Did he see before him the successful rival of his son, in health
and life? Did he look upon his own successful rival in that son's
affection? Did a mad jealousy and withered pride, poison sweet
remembrances that should have endeared and made her precious to him?
Could it be possible that it was gall to him to look upon her in her
beauty and her promise: thinking of his infant boy!

Florence had no such thoughts. But love is quick to know when it is
spurned and hopeless: and hope died out of hers, as she stood looking
in her father's face.

'I ask you, Florence, are you frightened? Is there anything the
matter, that you come here?'

'I came, Papa - '

'Against my wishes. Why?'

She saw he knew why: it was written broadly on his face: and
dropped her head upon her hands with one prolonged low cry.

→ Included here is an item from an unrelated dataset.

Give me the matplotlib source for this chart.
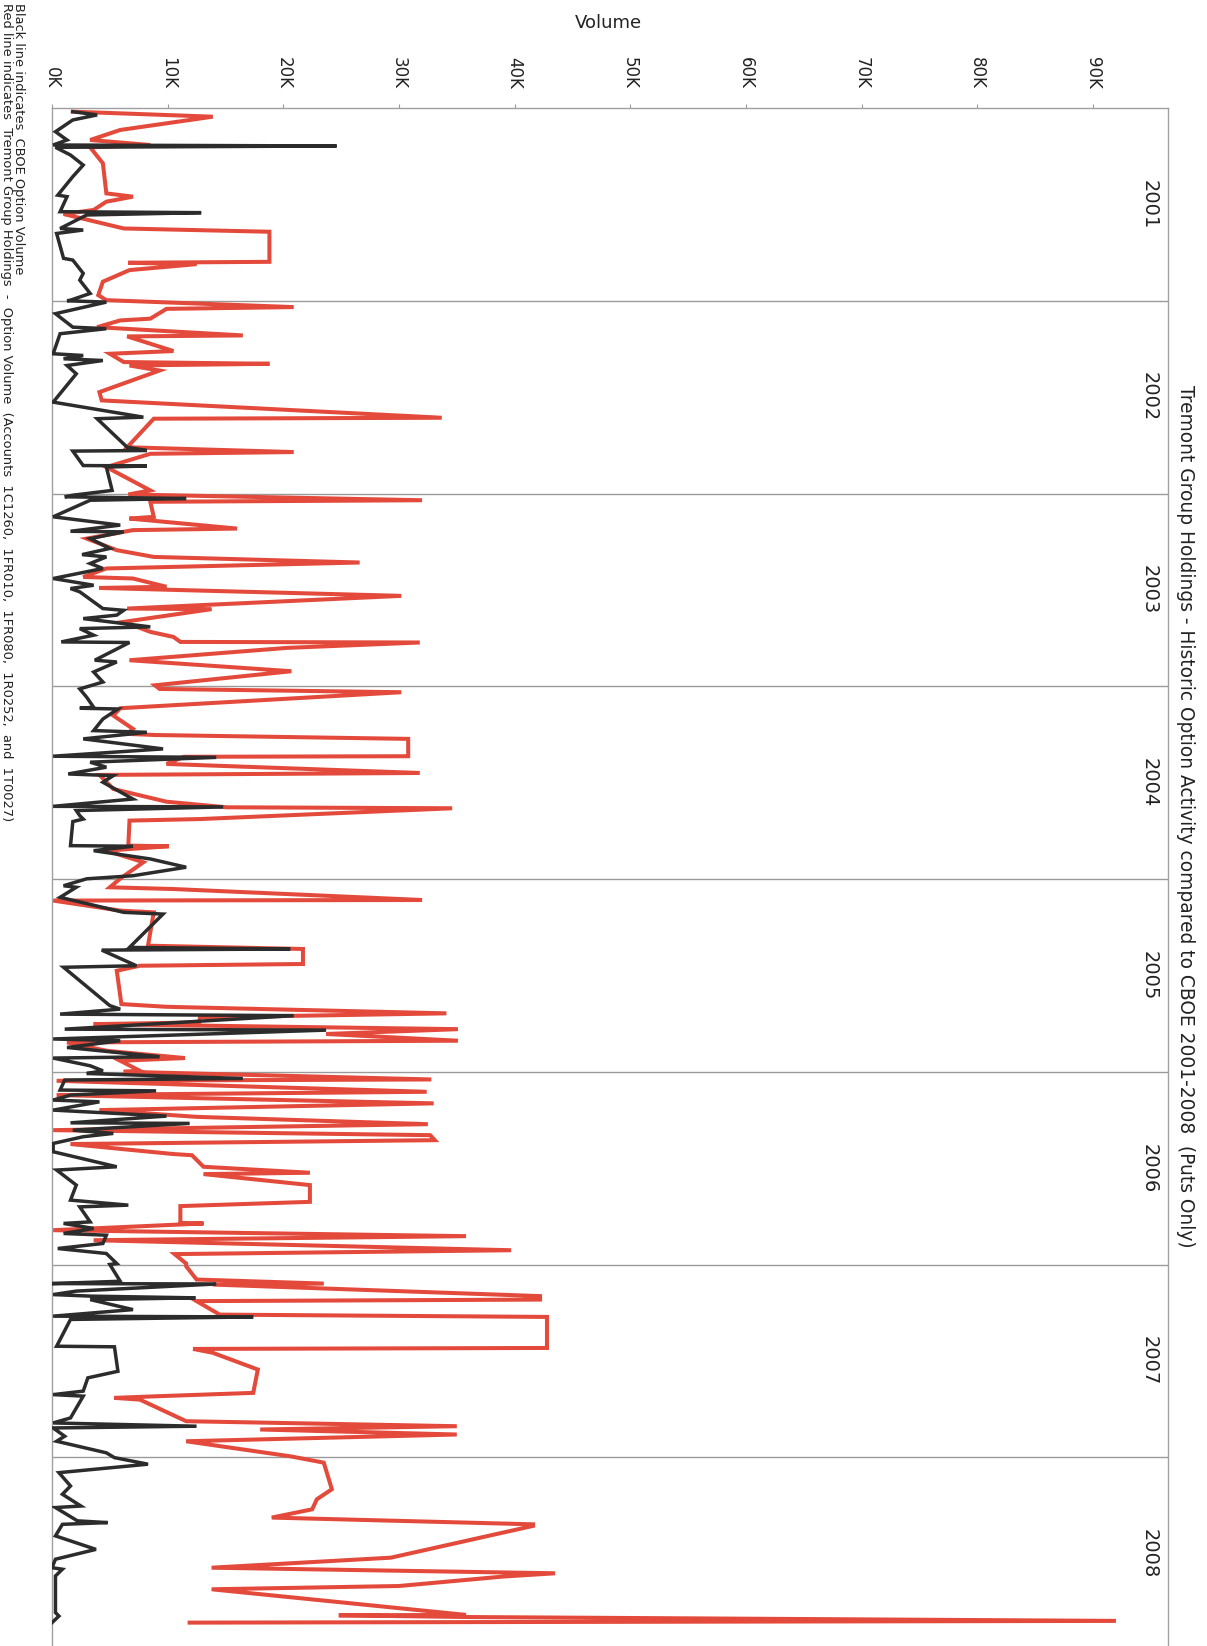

Let him remember it in that room, years to come. It has faded from
the air, before he breaks the silence. It may pass as quickly from his
brain, as he believes, but it is there. Let him remember it in that
room, years to come!

He took her by the arm. His hand was cold, and loose, and scarcely
closed upon her.

'You are tired, I daresay,' he said, taking up the light, and
leading her towards the door, 'and want rest. We all want rest. Go,
Florence. You have been dreaming.'

The dream she had had, was over then, God help her! and she felt
that it could never more come back

'I will remain here to light you up the stairs. The whole house is
yours above there,' said her father, slowly. 'You are its mistress
now. Good-night!'

Still covering her face, she sobbed, and answered 'Good-night, dear
Papa,' and silently ascended. Once she looked back as if she would
have returned to him, but for fear. It was a mommentary thought, too
hopeless to encourage; and her father stood there with the light -
hard, unresponsive, motionless - until the fluttering dress of his
fair child was lost in the darkness.

Let him remember it in that room, years to come. The rain that
falls upon the roof: the wind that mourns outside the door: may have
foreknowledge in their melancholy sound. Let him remember it in that
room, years to come!

The last time he had watched her, from the same place, winding up
those stairs, she had had her brother in her arms. It did not move his
heart towards her now, it steeled it: but he went into his room, and
locked his door, and sat down in his chair, and cried for his lost

Diogenes was broad awake upon his post, and waiting for his little

'Oh, Di! Oh, dear Di! Love me for his sake!'

Diogenes already loved her for her own, and didn't care how much he
showed it. So he made himself vastly ridiculous by performing a
variety of uncouth bounces in the ante-chamber, and concluded, when
poor Florence was at last asleep, and dreaming of the rosy children
opposite, by scratching open her bedroom door: rolling up his bed into
a pillow: lying down on the boards, at the full length of his tether,
with his head towards her: and looking lazily at her, upside down, out
of the tops of his eyes, until from winking and winking he fell asleep
himself, and dreamed, with gruff barks, of his enemy.